5. You just have to think about which levers you can pull from where you’re standing. And make sure they are the right levers.

So… Writing anything that jumps a bit too quickly and way too far from object of analysis / findings to the pragmatics earned by the former sticks in my craw. Obviously, none of this is easy to sort out, there’s always a leap of some sort, and it’s very difficult to know in advance. But Owen’s work, for instance, seems to me to get the calibration just about right. (As does IT’s, for that matter). Making an argument – even if it largely at this point takes the form of pointing at things and saying that was good, there are obvious reasons to want more of that – that’s counter-intuitive or runs in the face of conventional wisdom and that is actually distributable (and distributed at this point, due to Owen’s voluminous journalism!) to those who are making real-world decisions about real-world things seems to me an object-lesson in one way we might start to do the work of what we call or used to call “theory” but to get it a bit more right this time around.

On the other hand – and here is where my comments over the last few months about “militant dysphoria” are coming from – some of the stuff being said by people (may of whom are writing books for Zero) seems to me to draw us all the way back and then some to the bad old days.

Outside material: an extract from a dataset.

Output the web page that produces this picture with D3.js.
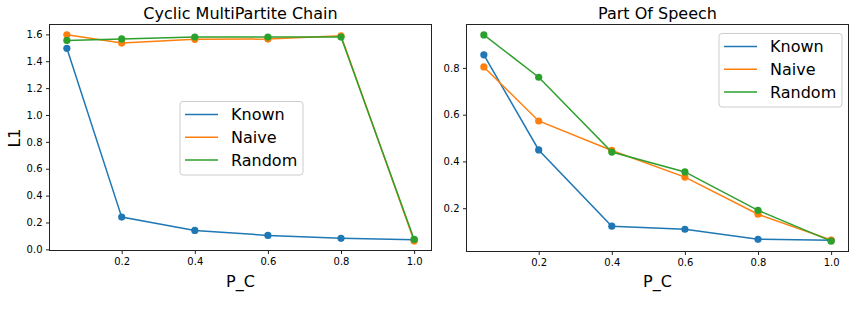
<!DOCTYPE html>
<html>
<head>
<meta charset="utf-8">
<script src="https://cdn.jsdelivr.net/npm/d3@7"></script>
<style>
body { margin: 0; background: #fff; }
text { font-family: "DejaVu Sans", sans-serif; fill: #000; }
</style>
</head>
<body>
<div id="chart"></div>
<script>
var pc = [0.05, 0.2, 0.4, 0.6, 0.8, 1.0]
var xTicks = [0.2, 0.4, 0.6, 0.8, 1.0]
var names = ["Known", "Naive", "Random"]
var colors = ["#1f77b4", "#ff7f0e", "#2ca02c"]

// Cyclic MultiPartite Chain
var cycKnown = [1.496, 0.240, 0.141, 0.104, 0.082, 0.072]
var cycNaive = [1.597, 1.535, 1.563, 1.565, 1.589, 0.062]
var cycRandom = [1.555, 1.566, 1.580, 1.580, 1.580, 0.074]
var cycTicks = [0.0, 0.2, 0.4, 0.6, 0.8, 1.0, 1.2, 1.4, 1.6]

// Part Of Speech
var posKnown = [0.856, 0.449, 0.123, 0.110, 0.067, 0.063]
var posNaive = [0.804, 0.573, 0.447, 0.333, 0.174, 0.064]
var posRandom = [0.941, 0.760, 0.440, 0.355, 0.191, 0.059]
var posTicks = [0.2, 0.4, 0.6, 0.8]

var svg = d3.select('#chart')
  .append('svg')
  .attr('width', 856)
  .attr('height', 312)

function panel(opt) {
  var x = d3.scaleLinear().domain([0.0025, 1.0475]).range([opt.left, opt.right])
  var y = d3.scaleLinear().domain(opt.ydom).range([opt.bottom, opt.top])
  var g = svg.append('g')

  var xa = g.append('g')
    .attr('transform', 'translate(0,' + opt.bottom + ')')
    .call(d3.axisBottom(x).tickValues(xTicks).tickFormat(d3.format('.1f')).tickSizeOuter(0).tickSize(3.5).tickPadding(3.5))
  var ya = g.append('g')
    .attr('transform', 'translate(' + opt.left + ',0)')
    .call(d3.axisLeft(y).tickValues(opt.ticks).tickFormat(d3.format('.1f')).tickSizeOuter(0).tickSize(3.5).tickPadding(3.5))
  g.selectAll('.domain').remove()
  g.selectAll('.tick text').attr('font-size', 10).attr('font-family', 'DejaVu Sans').attr('fill', '#222')
  g.selectAll('.tick line').attr('stroke', '#222')

  var series = opt.series
  series.forEach(function(s, k) {
    var line = d3.line().x(function(d, i) { return x(pc[i]) }).y(function(d) { return y(d) })
    g.append('path')
      .datum(s)
      .attr('d', line)
      .attr('fill', 'none')
      .attr('stroke', colors[k])
      .attr('stroke-width', 1.5)
    g.selectAll('.pt' + k)
      .data(s)
      .enter().append('circle')
      .attr('cx', function(d, i) { return x(pc[i]) })
      .attr('cy', function(d) { return y(d) })
      .attr('r', 3.6)
      .attr('fill', colors[k])
  })

  g.append('rect')
    .attr('x', opt.left).attr('y', opt.top)
    .attr('width', opt.right - opt.left).attr('height', opt.bottom - opt.top)
    .attr('fill', 'none').attr('stroke', '#222').attr('stroke-width', 1)

  g.append('text')
    .attr('x', (opt.left + opt.right) / 2).attr('y', 19)
    .attr('text-anchor', 'middle').attr('font-size', 16)
    .text(opt.title)
  g.append('text')
    .attr('x', (opt.left + opt.right) / 2).attr('y', 287)
    .attr('text-anchor', 'middle').attr('font-size', 16)
    .text('P_C')

  var lg = g.append('g').attr('transform', 'translate(' + opt.lx + ',' + opt.ly + ')')
  lg.append('rect')
    .attr('width', 123).attr('height', 73.5).attr('rx', 3)
    .attr('fill', '#fff').attr('fill-opacity', 0.8)
    .attr('stroke', '#ccc').attr('stroke-width', 1)
  names.forEach(function(n, k) {
    var yy = 13 + k * 22.8
    lg.append('line')
      .attr('x1', 5).attr('x2', 38).attr('y1', yy).attr('y2', yy)
      .attr('stroke', colors[k]).attr('stroke-width', 1.5)
    lg.append('text')
      .attr('x', 51).attr('y', yy + 5.8)
      .attr('font-size', 16)
      .text(n)
  })
}

panel({
  left: 49.5, right: 431.5, top: 24.5, bottom: 250.5,
  ydom: [-0.0085, 1.6735], ticks: cycTicks,
  series: [cycKnown, cycNaive, cycRandom],
  title: 'Cyclic MultiPartite Chain', lx: 180, ly: 101.5
})
panel({
  left: 466.5, right: 848.5, top: 24.5, bottom: 251.5,
  ydom: [0.0148, 0.9856], ticks: posTicks,
  series: [posKnown, posNaive, posRandom],
  title: 'Part Of Speech', lx: 719, ly: 33.5
})

svg.append('text')
  .attr('transform', 'translate(20,138) rotate(-90)')
  .attr('text-anchor', 'middle').attr('font-size', 16)
  .text('L1')
</script>
</body>
</html>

The problem gives itself away, to my mind, when they’ve started fantasizing about the landscapes of the Terminator movies, or post-apocalyptic survival scenarios, or when we think vaguely Nazi Death Metal is somehow dialectically recuperable…. though they can’t say quite how, keep drawing up just short of where the connective tissue is supposed to be. This is why I keep asking for an explanation of the mechanics, and I think this is why people get a bit upset when I do.

And this is where the distortive effect of the marketing cart dragging the theoretical horse comes into play. It’s of course very sexy to lead with Absolute Destruction and Fucking Rubble!!!, Radical Moodiness and really Dark Music! But absent the steps that I’ve described above, I can’t help but feel that what we’re getting is something like the chronic perversity of marketing rather than the necessary rigor and clarity of thought that would be effective.

More to say, but it’s time to go to work!